@Lorenzo Protocol arrives with the kind of confidence usually seen in a team that believes it can merge two worlds that rarely speak the same language: traditional finance and crypto-native innovation. Instead of building another farm-and-dump token, Lorenzo imagines a future where structured financial products, real trading strategies, and multi-layered yield generation live directly on-chain. At the heart of that dream is the idea that users should be able to treat a blockchain wallet the way investors treat a brokerage account—something that quietly works in the background, reshuffling capital into strategies that would normally require institutional access.

The protocol calls this machinery the Financial Abstraction Layer, a foundation meant to hide complexity and replace it with simplicity. In plain terms, it takes deposits—Bitcoin, stables, other liquid assets—and channels them into what Lorenzo describes as On-Chain Traded Funds. These tokenized funds mimic traditional financial structures: a blend of quantitative trading, managed futures, volatility strategies, and structured yield approaches that have long existed in hedge funds and asset management firms. The dream is that a simple deposit results in a token that acts as your share of a moving, evolving strategy, with the blockchain handling everything that used to be paperwork and intermediaries.

Some of these products have already been circulated in their public messaging. They talk about a yield-bearing representation of Bitcoin, something that lets depositors keep liquidity through a token while the base asset chases yield behind the scenes. They describe versions of wrapped Bitcoin meant to move easily across DeFi, stablecoin-based funds engineered to offer diversified yield, and vaults that route capital into strategies with different risk and reward characteristics. The tone is always the same: seamless access, institutional thinking, and coded structure where once there were fund managers and long PDFs.

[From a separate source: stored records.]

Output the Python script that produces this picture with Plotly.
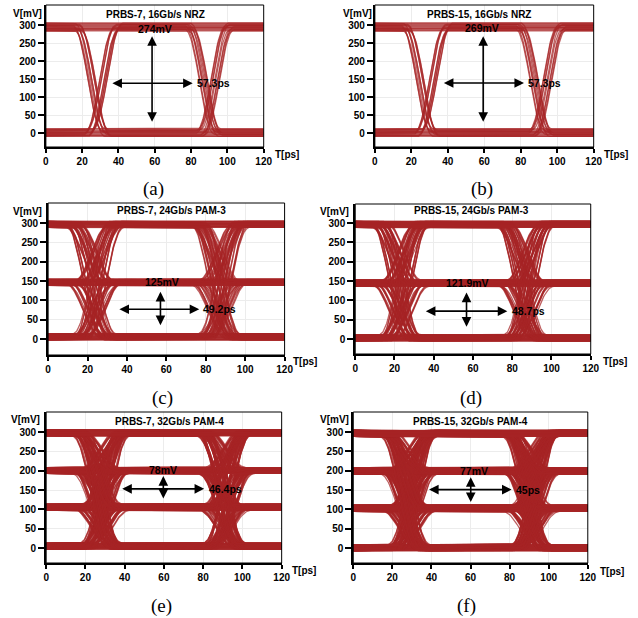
import numpy as np
import plotly.graph_objects as go
from itertools import product

# ---------------- values ----------------
PANELS = ["a", "b", "c", "d", "e", "f"]
TITLES = ["PRBS-7, 16Gb/s NRZ", "PRBS-15, 16Gb/s NRZ",
          "PRBS-7, 24Gb/s PAM-3", "PRBS-15, 24Gb/s PAM-3",
          "PRBS-7, 32Gb/s PAM-4", "PRBS-15, 32Gb/s PAM-4"]
EYE_HEIGHT_TEXT = ["274mV", "269mV", "125mV", "121.9mV", "78mV", "77mV"]
EYE_WIDTH_TEXT = ["57.3ps", "57.3ps", "49.2ps", "48.7ps", "46.4ps", "45ps"]
X_TICKS = [0, 20, 40, 60, 80, 100, 120]
Y_TICKS = [0, 50, 100, 150, 200, 250, 300]

# signal levels (mV)
LEVELS_A = [1.5, 295.0]
LEVELS_B = [1.5, 295.0]
LEVELS_C = [6.0, 147.0, 297.0]
LEVELS_D = [3.0, 145.0, 297.0]
LEVELS_E = [5.0, 106.0, 201.0, 299.0]
LEVELS_F = [1.0, 103.0, 200.0, 297.0]

# centre of first / second crossing zone (ps)
CROSS_A = [28.5, 90.0]
CROSS_B = [28.4, 91.0]
CROSS_C = [23.5, 87.0]
CROSS_D = [23.0, 86.5]
CROSS_E = [28.0, 91.0]
CROSS_F = [28.5, 91.0]

# falling edges lead rising edges by (ps), edge half duration (ps)
FALL_LEAD = [3.2, 3.6, 2.0, 2.0, 2.0, 2.0]
EDGE_HALF = [8.0, 8.0, 9.0, 9.0, 9.5, 9.5]

# timing spread of edges (ps)
JITTER_A = [-2.2, -1.1, 0.0, 1.1, 2.2]
JITTER_B = [-2.2, -1.1, 0.0, 1.1, 2.2]
JITTER_C = [-3.8, -2.3, -0.8, 0.8, 2.3, 3.8]
JITTER_D = [-3.8, -2.5, -1.3, 0.0, 1.3, 2.5, 3.8]
JITTER_E = [-3.2, -1.9, -0.6, 0.6, 1.9, 3.2]
JITTER_F = [-3.2, -2.1, -1.1, 0.0, 1.1, 2.1, 3.2]

# amplitude spread of the level bands (mV)
SPREAD_NRZ = [-11.0, -8.0, -5.0, -2.0, 1.0, 4.0, 7.0, 10.0]
SPREAD_PAM = [-8.0, -5.5, -3.0, -0.5, 2.0, 4.5, 7.0]

# normalised edge profile (time in half-durations -> fraction of swing)
EDGE_U = [-1.0, -0.8, -0.6, -0.4, -0.2, 0.0, 0.2, 0.4, 0.6, 0.8, 1.0]
EDGE_P = [0.0, 0.025, 0.09, 0.2, 0.34, 0.5, 0.66, 0.8, 0.91, 0.975, 1.0]

# eye width arrow (t0, t1, v), eye height arrow (t, v0, v1)
WIDTH_ARROW = [(35.8, 80.9, 138), (37.0, 81.8, 139), (35.4, 76.7, 77),
               (35.2, 77.5, 72), (38.0, 80.5, 153), (38.0, 81.0, 151)]
HEIGHT_ARROW = [(58.5, 27, 269), (59.4, 27, 269), (57.0, 32, 122),
                (56.7, 28, 120), (59.7, 124, 186), (60.1, 115, 183)]
HEIGHT_TEXT_POS = [(60.0, 289), (59.0, 293), (58.0, 148),
                   (57.0, 145), (59.7, 201), (61.8, 199)]
WIDTH_TEXT_POS = [(82.4, 138), (83.0, 139), (77.5, 77),
                  (78.8, 72), (82.2, 153), (82.3, 151)]
TITLE_POS = [(60.2, 328), (57.0, 328), (62.8, 333),
             (59.0, 333), (63.0, 326), (59.8, 326)]

LEVELS = [LEVELS_A, LEVELS_B, LEVELS_C, LEVELS_D, LEVELS_E, LEVELS_F]
CROSS = [CROSS_A, CROSS_B, CROSS_C, CROSS_D, CROSS_E, CROSS_F]
JITTER = [JITTER_A, JITTER_B, JITTER_C, JITTER_D, JITTER_E, JITTER_F]
SPREAD = [SPREAD_NRZ, SPREAD_NRZ, SPREAD_PAM, SPREAD_PAM, SPREAD_PAM, SPREAD_PAM]

# ---------------- layout (pixels) ----------------
W, H = 638, 618
# left, right, top, bottom of each plot box; pixel rows of 0 mV and 300 mV
BOX = [(43.7, 265.7, 5, 147, 133, 25), (379, 602, 5, 147, 133, 25),
       (46, 287, 203, 355, 339, 223), (359, 599, 204, 354, 339, 223),
       (44, 284, 412, 563, 548, 432), (357, 596, 412, 563, 548, 432)]
VLABEL_POS = [(24.5, 14), (361.5, 14), (24.5, 211), (338, 211), (23, 419), (338, 419)]
TLABEL_POS = [(289.5, 154), (625, 154), (308, 361), (623.5, 361.5), (306.5, 570.5), (620.5, 571)]
SUB_POS = [(153, 189), (488, 189), (163, 398), (476.7, 398), (161.7, 606), (472.3, 606)]

T = np.arange(0.0, 120.001, 0.5)
EDGE_COLOR = "rgba(166,36,38,0.72)"
FONT = "Liberation Sans, Arial, sans-serif"


def edge(t, c, h):
    return np.interp((t - c) / h, EDGE_U, EDGE_P)


def eye(levels, cross, lead, half, jit, spread):
    xs, ys = [], []
    n, m = len(jit), len(spread)
    tl = T.tolist()
    for k, (l0, l1, l2) in enumerate(product(levels, repeat=3)):
        s1 = np.sign(l1 - l0)
        s2 = np.sign(l2 - l1)
        for j in range(n):
            c1 = cross[0] + lead * s1 + jit[j]
            c2 = cross[1] + lead * s2 + jit[(2 * j + k + 1) % n]
            off = spread[(3 * j + k) % m]
            v = l0 + (l1 - l0) * edge(T, c1, half) + (l2 - l1) * edge(T, c2, half) + off
            xs.extend(tl)
            xs.append(None)
            ys.extend(np.round(v, 1).tolist())
            ys.append(None)
    return xs, ys


def px(x):
    return x / W


def py(y):
    return 1 - y / H


fig = go.Figure()
layout = dict(width=W, height=H, margin=dict(l=0, r=0, t=0, b=0),
              paper_bgcolor="white", plot_bgcolor="white", showlegend=False)
annotations = []
shapes = []
bold = dict(family=FONT, size=10, color="black", weight="bold")

for i, pid in enumerate(PANELS):
    sfx = "" if i == 0 else str(i + 1)
    xa, ya = "x" + sfx, "y" + sfx
    l, r, t, b, y0, y300 = BOX[i]
    s = (y0 - y300) / 300.0
    yr = [(y0 - b) / s, (y0 - t) / s]

    xs, ys = eye(LEVELS[i], CROSS[i], FALL_LEAD[i], EDGE_HALF[i], JITTER[i], SPREAD[i])
    fig.add_trace(go.Scatter(x=xs, y=ys, mode="lines", xaxis=xa, yaxis=ya,
                             line=dict(color=EDGE_COLOR, width=1.3),
                             hoverinfo="skip", showlegend=False))

    layout["xaxis" + sfx] = dict(domain=[px(l), px(r)], range=[0, 120], anchor=ya,
                                 tickvals=X_TICKS, ticks="outside", ticklen=4, tickwidth=1.5,
                                 tickcolor="black", showline=True, linewidth=2, linecolor="black",
                                 showgrid=True, gridcolor="#ececec", gridwidth=1, zeroline=False,
                                 tickfont=bold, fixedrange=True)
    layout["yaxis" + sfx] = dict(domain=[py(b), py(t)], range=yr, anchor=xa,
                                 tickvals=Y_TICKS, ticks="outside", ticklen=6, tickwidth=2,
                                 tickcolor="black", showline=True, linewidth=2, linecolor="black",
                                 showgrid=True, gridcolor="#ececec", gridwidth=1, zeroline=False,
                                 tickfont=bold, fixedrange=True)
    shapes.append(dict(type="rect", xref=xa + " domain", yref=ya + " domain",
                       x0=0, x1=1, y0=0, y1=1, line=dict(color="black", width=1)))

    # title inside
    annotations.append(dict(x=TITLE_POS[i][0], y=TITLE_POS[i][1], xref=xa, yref=ya,
                            text=TITLES[i], showarrow=False, font=bold,
                            xanchor="center", yanchor="middle"))
    # eye width arrow
    w0, w1, wv = WIDTH_ARROW[i]
    annotations.append(dict(x=w1, y=wv, ax=w0, ay=wv, xref=xa, yref=ya, axref=xa, ayref=ya,
                            text="", showarrow=True, arrowhead=2, startarrowhead=2,
                            arrowside="end+start", arrowsize=1.2, startarrowsize=1.2,
                            arrowwidth=1.6, arrowcolor="black", standoff=0, startstandoff=0))
    # eye height arrow
    hx, h0, h1 = HEIGHT_ARROW[i]
    annotations.append(dict(x=hx, y=h1, ax=hx, ay=h0, xref=xa, yref=ya, axref=xa, ayref=ya,
                            text="", showarrow=True, arrowhead=2, startarrowhead=2,
                            arrowside="end+start", arrowsize=1.2, startarrowsize=1.2,
                            arrowwidth=1.6, arrowcolor="black", standoff=0, startstandoff=0))
    annotations.append(dict(x=HEIGHT_TEXT_POS[i][0], y=HEIGHT_TEXT_POS[i][1], xref=xa, yref=ya,
                            text=EYE_HEIGHT_TEXT[i], showarrow=False,
                            font=dict(family=FONT, size=10.5, color="black", weight="bold"),
                            xanchor="center", yanchor="middle"))
    annotations.append(dict(x=WIDTH_TEXT_POS[i][0], y=WIDTH_TEXT_POS[i][1], xref=xa, yref=ya,
                            text=EYE_WIDTH_TEXT[i], showarrow=False,
                            font=dict(family=FONT, size=10.5, color="black", weight="bold"),
                            xanchor="left", yanchor="middle"))
    # axis labels
    annotations.append(dict(x=px(VLABEL_POS[i][0]), y=py(VLABEL_POS[i][1]), xref="paper",
                            yref="paper", text="V[mV]", showarrow=False, font=bold,
                            xanchor="center", yanchor="middle"))
    annotations.append(dict(x=px(TLABEL_POS[i][0]), y=py(TLABEL_POS[i][1]), xref="paper",
                            yref="paper", text="T[ps]", showarrow=False, font=bold,
                            xanchor="center", yanchor="middle"))
    annotations.append(dict(x=px(SUB_POS[i][0]), y=py(SUB_POS[i][1]), xref="paper",
                            yref="paper", text="(" + pid + ")", showarrow=False,
                            font=dict(family="Liberation Serif, Times New Roman, serif",
                                      size=19, color="black"),
                            xanchor="center", yanchor="middle"))

layout["annotations"] = annotations
layout["shapes"] = shapes
fig.update_layout(**layout)
fig.write_html("out.html", config={"displayModeBar": False},
               post_script="document.body.style.margin='0px';document.body.style.overflow='hidden';")
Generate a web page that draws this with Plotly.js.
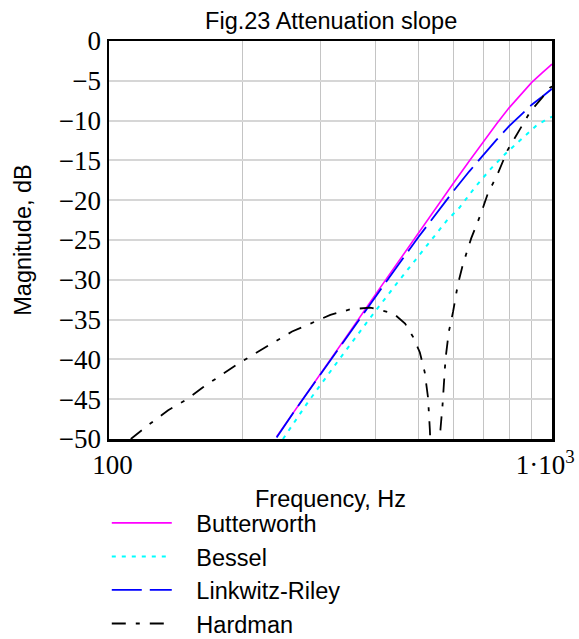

The other half of the ecosystem is BANK, the token meant to govern, incentivize, and tie the protocol together. It’s designed to be locked for voting, staked for influence, and distributed to align users with the growth of the network. Public summaries repeat the supply numbers, the governance ambitions, and the incentive mechanics. The token launched through a modest TGE that didn’t bring in millions, which makes the protocol’s ambitions even more dramatic—almost as if they’re trying to build a skyscraper with the budget of a coffee shop.

But the story isn’t as smooth as the marketing. When you compare different public sources, the narrative shifts in noticeable ways. Some articles portray Lorenzo as a Bitcoin-infrastructure powerhouse focused on liquid staking; others describe it as a purely vault-based asset management system with no mention of wrapped Bitcoin at all. Claims of institutional-grade infrastructure feel grand, but there’s limited public evidence of the audits or compliance structures typically required to justify that label. Even tokenomics descriptions vary depending on the site, and transparency around real strategy performance, custody models, or third-party oversight remains thin.

The contradiction creates a strange dual reality: the architecture they describe is compelling, even elegant, but the public proof that it exists at scale is not yet as strong as the vision suggests. It leaves Lorenzo Protocol suspended in that familiar early-crypto zone where possibility and uncertainty overlap. You can sense the ambition, but also the gaps—missing audits, shifting narratives, and a token supply that raises questions about long-term dilution if adoption doesn’t match expectations.

Still, there is something intriguing in what they’re trying to build. The idea of tokenized funds that operate like living strategies, accessible to anyone with a wallet, is powerful. The notion that Bitcoin and stablecoins could be quietly reallocated into diversified, crypto-native investment structures is undeniably appealing. If they manage to prove the security, validate the strategies, and bring clarity to the inconsistencies, Lorenzo could be one of the projects that pushes DeFi closer to a true financial alternative rather than a speculative playground.

For now, Lorenzo Protocol remains a prototype of a future that isn’t fully here yet—a blend of traditional finance’s discipline and crypto’s permissionless energy, wrapped in an ecosystem that still needs time to reveal how real its promises are.